* [WHAT TO PRODUCE] Reproduce the entries exactly.

* [AVAILABLE DATA]
====

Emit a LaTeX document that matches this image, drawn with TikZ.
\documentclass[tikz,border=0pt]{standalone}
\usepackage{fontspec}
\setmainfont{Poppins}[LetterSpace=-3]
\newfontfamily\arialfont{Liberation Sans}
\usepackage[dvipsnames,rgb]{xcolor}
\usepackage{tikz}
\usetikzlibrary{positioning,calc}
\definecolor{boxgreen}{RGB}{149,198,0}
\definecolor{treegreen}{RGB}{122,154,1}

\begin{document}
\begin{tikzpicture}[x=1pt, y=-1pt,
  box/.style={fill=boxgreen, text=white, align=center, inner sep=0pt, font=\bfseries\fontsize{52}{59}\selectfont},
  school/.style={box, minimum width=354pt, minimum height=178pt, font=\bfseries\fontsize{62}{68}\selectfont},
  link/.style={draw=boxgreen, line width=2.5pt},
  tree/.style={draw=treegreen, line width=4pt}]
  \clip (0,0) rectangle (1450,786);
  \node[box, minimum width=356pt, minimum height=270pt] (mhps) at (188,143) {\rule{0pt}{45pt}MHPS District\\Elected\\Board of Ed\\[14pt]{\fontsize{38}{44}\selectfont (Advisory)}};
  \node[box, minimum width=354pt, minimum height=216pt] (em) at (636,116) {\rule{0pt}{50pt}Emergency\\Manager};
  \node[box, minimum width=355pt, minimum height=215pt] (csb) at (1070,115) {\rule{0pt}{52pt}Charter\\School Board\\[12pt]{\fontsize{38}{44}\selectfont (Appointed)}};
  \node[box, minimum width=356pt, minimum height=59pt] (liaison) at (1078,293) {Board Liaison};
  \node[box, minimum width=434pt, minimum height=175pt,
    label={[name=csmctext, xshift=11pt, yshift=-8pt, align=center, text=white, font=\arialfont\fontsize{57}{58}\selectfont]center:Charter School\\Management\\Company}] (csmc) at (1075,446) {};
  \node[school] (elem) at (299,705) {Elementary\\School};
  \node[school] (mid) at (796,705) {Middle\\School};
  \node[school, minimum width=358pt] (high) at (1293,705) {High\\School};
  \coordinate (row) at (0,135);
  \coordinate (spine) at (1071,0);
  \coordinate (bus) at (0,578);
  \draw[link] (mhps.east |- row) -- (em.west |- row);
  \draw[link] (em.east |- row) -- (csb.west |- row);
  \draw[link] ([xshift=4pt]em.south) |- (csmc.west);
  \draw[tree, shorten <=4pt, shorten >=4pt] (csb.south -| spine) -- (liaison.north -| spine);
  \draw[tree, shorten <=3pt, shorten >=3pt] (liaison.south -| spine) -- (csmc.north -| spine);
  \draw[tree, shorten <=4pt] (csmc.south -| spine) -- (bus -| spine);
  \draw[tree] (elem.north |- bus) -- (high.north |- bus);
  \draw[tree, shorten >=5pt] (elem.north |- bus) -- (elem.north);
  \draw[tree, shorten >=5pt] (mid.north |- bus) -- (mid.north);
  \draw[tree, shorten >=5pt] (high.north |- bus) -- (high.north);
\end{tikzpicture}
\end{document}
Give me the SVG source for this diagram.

====

* [FINISHED TASK]
Emit a LaTeX document that matches this image, drawn with TikZ.
\documentclass[tikz,border=0pt]{standalone}
\usepackage{fontspec}
\setmainfont{Poppins}[LetterSpace=-3]
\newfontfamily\arialfont{Liberation Sans}
\usepackage[dvipsnames,rgb]{xcolor}
\usepackage{tikz}
\usetikzlibrary{positioning,calc}
\definecolor{boxgreen}{RGB}{149,198,0}
\definecolor{treegreen}{RGB}{122,154,1}

\begin{document}
\begin{tikzpicture}[x=1pt, y=-1pt,
  box/.style={fill=boxgreen, text=white, align=center, inner sep=0pt, font=\bfseries\fontsize{52}{59}\selectfont},
  school/.style={box, minimum width=354pt, minimum height=178pt, font=\bfseries\fontsize{62}{68}\selectfont},
  link/.style={draw=boxgreen, line width=2.5pt},
  tree/.style={draw=treegreen, line width=4pt}]
  \clip (0,0) rectangle (1450,786);
  \node[box, minimum width=356pt, minimum height=270pt] (mhps) at (188,143) {\rule{0pt}{45pt}MHPS District\\Elected\\Board of Ed\\[14pt]{\fontsize{38}{44}\selectfont (Advisory)}};
  \node[box, minimum width=354pt, minimum height=216pt] (em) at (636,116) {\rule{0pt}{50pt}Emergency\\Manager};
  \node[box, minimum width=355pt, minimum height=215pt] (csb) at (1070,115) {\rule{0pt}{52pt}Charter\\School Board\\[12pt]{\fontsize{38}{44}\selectfont (Appointed)}};
  \node[box, minimum width=356pt, minimum height=59pt] (liaison) at (1078,293) {Board Liaison};
  \node[box, minimum width=434pt, minimum height=175pt,
    label={[name=csmctext, xshift=11pt, yshift=-8pt, align=center, text=white, font=\arialfont\fontsize{57}{58}\selectfont]center:Charter School\\Management\\Company}] (csmc) at (1075,446) {};
  \node[school] (elem) at (299,705) {Elementary\\School};
  \node[school] (mid) at (796,705) {Middle\\School};
  \node[school, minimum width=358pt] (high) at (1293,705) {High\\School};
  \coordinate (row) at (0,135);
  \coordinate (spine) at (1071,0);
  \coordinate (bus) at (0,578);
  \draw[link] (mhps.east |- row) -- (em.west |- row);
  \draw[link] (em.east |- row) -- (csb.west |- row);
  \draw[link] ([xshift=4pt]em.south) |- (csmc.west);
  \draw[tree, shorten <=4pt, shorten >=4pt] (csb.south -| spine) -- (liaison.north -| spine);
  \draw[tree, shorten <=3pt, shorten >=3pt] (liaison.south -| spine) -- (csmc.north -| spine);
  \draw[tree, shorten <=4pt] (csmc.south -| spine) -- (bus -| spine);
  \draw[tree] (elem.north |- bus) -- (high.north |- bus);
  \draw[tree, shorten >=5pt] (elem.north |- bus) -- (elem.north);
  \draw[tree, shorten >=5pt] (mid.north |- bus) -- (mid.north);
  \draw[tree, shorten >=5pt] (high.north |- bus) -- (high.north);
\end{tikzpicture}
\end{document}
Give me the SVG source for this diagram.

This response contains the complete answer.